Voters Send Mixed Messages on Financial Matters

Ohio public unions gain, Obama health-care plan gets a thumbs down

Voters across the nation on Tuesday passed judgment on a variety of financial measures from labor laws to alcohol sales to sales taxes. The results offered no clear-cut consensus.

Ohio voters turned back a law that limited public sector union rights to collective bargaining in an action that promises broader repercussions throughout the country. At the same time, they voted to prohibit a requirement in President Barack Obama's health-care act that people must purchase health insurance. While any action on that front will require court action, it is a window into public sentiment about being obligated to purchase coverage.

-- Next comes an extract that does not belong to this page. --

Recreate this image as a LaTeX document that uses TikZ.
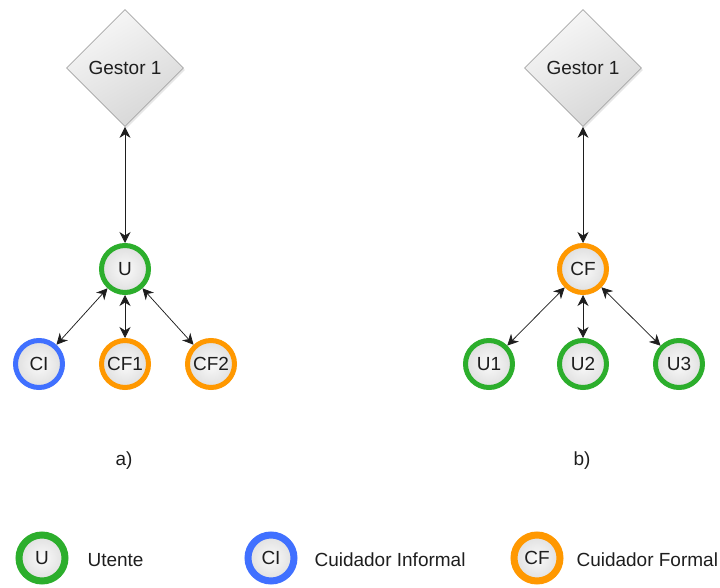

In Denver, voters shot down a measure that would mandate sick leave for employees, as well as killing a funding measure for schools. Other tax rate proposals in Colorado went down to defeat as well. And in Minnesota, voters approved some measures for individual school districts, while vetoing new resources for public education.

In the Bay Area of California, voters were more generous, approving some tax measures that included everything from sales tax hikes to increases in hotel taxes, parcel taxes, and bonds. In Vallejo, voters even approved a 10% tax on medical marijuana that was designed to help pay for services cut over the past few years, including police, fire, and paramedics; youth and senior citizen programs; and public works.

In Maine, voters rejected a proposition to allow casinos in some locales, while in New Jersey voters approved a casino measure. Atlanta voters approved Sunday liquor sales and Washington state will now be closing state-run liquor stores in favor of allowing such large stores as Costco to take on alcohol sales.